The lesson is that personality doesn't come from guidelines. It comes from decisions. Every choice you make about your product - what to include, what to leave out, how to describe it, what it looks like, how it behaves - is a personality choice. The best products, like the best brands, make those choices with conviction rather than committee.

The personality paradox

Here's the paradox that I keep coming back to: personality is the thing that makes people love your brand, but it's also the thing that makes some people not love your brand. And that's exactly the point. A personality that everyone likes isn't a personality. It is wallpaper.

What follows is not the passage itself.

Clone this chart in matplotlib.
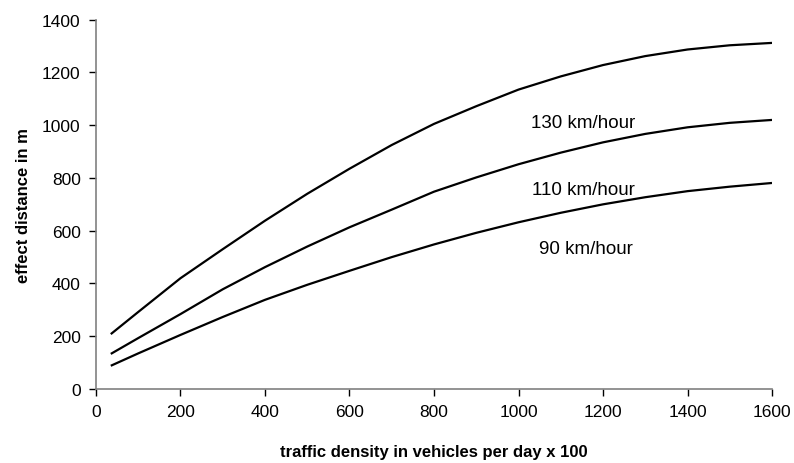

The brands I admire most are the ones brave enough to be divisive. Not offensive - that's a different thing entirely. Divisive in the sense that they have a clear point of view that some people will connect with and others won't. They've made a choice about who they're, and they accept the consequences of that choice.

This is terrifying for most brand managers. The entire apparatus of modern marketing is designed to maximise reach, to appeal to the broadest possible audience, to avoid anything that might alienate potential customers. But reach without resonance is meaningless. A million people who vaguely know your brand is worth less than a thousand people who love it. And love requires personality. Love requires someone to connect with. Love requires the risk of being disliked.

I think about this with my own projects. I could make them more generic, more broadly appealing, more safe. I could strip out the personality and replace it with professional competence. But then they would be forgettable. They would be just another app, another site, another thing in the infinite scroll of things. The personality - my personality, coming through in the work - is what makes them distinctive. It's what makes someone stop and say "this feels different." That feeling is everything.

The best brands feel like people because they're made by people who are brave enough to let themselves come through. Not the polished, committee-approved version of themselves. The real version. With opinions and quirks and a specific way of seeing the world. That's what people connect with. That's what people remember. That's what turns a brand from a logo into something that matters.

In an age where AI can generate infinite brand assets, infinite copy, infinite visual identities - the one thing it can't generate is genuine personality. Because personality requires a person. It requires someone who cares about something, has an opinion about something, and is brave enough to let that show. A brand without that's just another brand. A brand with that's a person you want to know.